Finalement, une bénédiction toute personnelle m’a affermie dans ma foi et ma confiance d’être enfant de Dieu, et c’est avec la porte de mon cœur plus ouverte que je suis retournée parmi l’assemblée pour célébrer la cène. Avant de nous séparer, nous avons chanté

Ne rentrez pas chez vous comme avant

… et pour ma part, cette Thomasmesse a ouvert des portes nouvelles à ma foi, et m’invite à « vivre en femme nouvelle » pour ouvrir à mon tour des portes dans mon quotidien.

Bien à vous

Cécile

 

2 réflexions sur « Thomasmesse du 22 mai 2016 »

  1. Merci, chère Cécile, pour ce magnifique reportage, de nouveau si bien exprimé avec tant de coeur. Tantôt je t’engagerai à écrire mes textes que je peine à traduire et mettre en forme (pour l’expo sur la nuit)….
    Je relèverai juste une de tes questions, celle où tu te demandes: si l’époux aurait accueilli les filles sans les réserves d’huile… Justement, vu la pression de la société patriarcale de l’époque, il n’en voulait pas de filles qui oublient, qui ne sont pas prévoyantes.
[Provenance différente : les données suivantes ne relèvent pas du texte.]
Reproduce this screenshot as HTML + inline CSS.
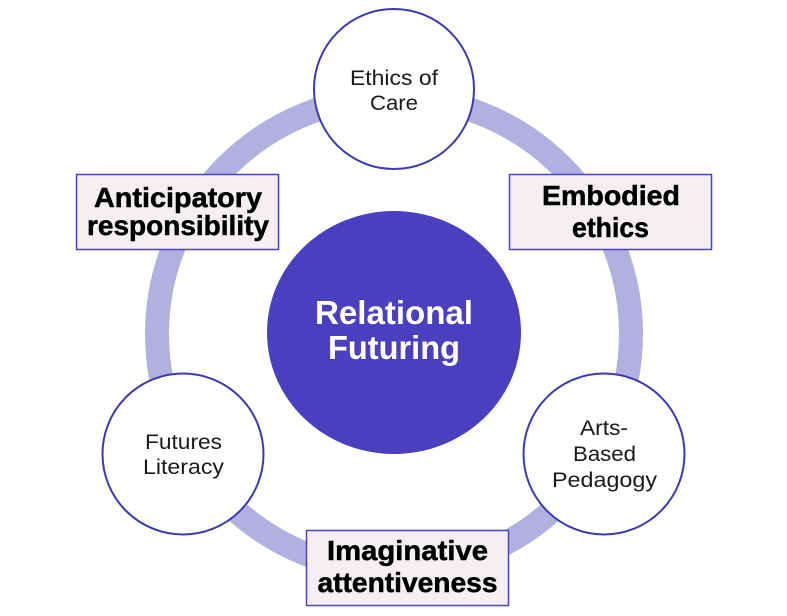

Selon des recherches dans d’autres récits (rabbiniques entre autre) de l’époque, il y avait des règles strictes et Jésus met le doit sur cette injustice. Évidemment si Jésus était l’époux, la porte resterait ouverte même si quelqu’un-e tarde à venir- je suis persuadée de cela. Si tu dois courir chercher un truc parce que tu as oublié, parce que tu as reçu un mauvais conseil mais que ton élan te porte vers lui, eh bien, il sera là. Oui, j’en crois fermement.
    Bises Elisabeth

    1. merci Elisabeth pour ce retour et ta précision sur le sens de cette parabole si difficile à cerner!
      Il n’est pas facile pour moi de me savoir aimée de Dieu… Souvent je me trouve indigne de son amour, j’ai peur de franchir le seuil lorsqu’il m’ouvre sa porte… Du coup, je trouverais « normal » que l’on ne m’ouvre pas la porte… mais, et aussi grâce à cette Thomasmesse, je progresse chaque jour vers une confiance plus affermie. Puisse l’Esprit m’ouvrir à la confiance en Son amour inconditionnel, pour que mon élan vers lui soit de plus en plus assuré!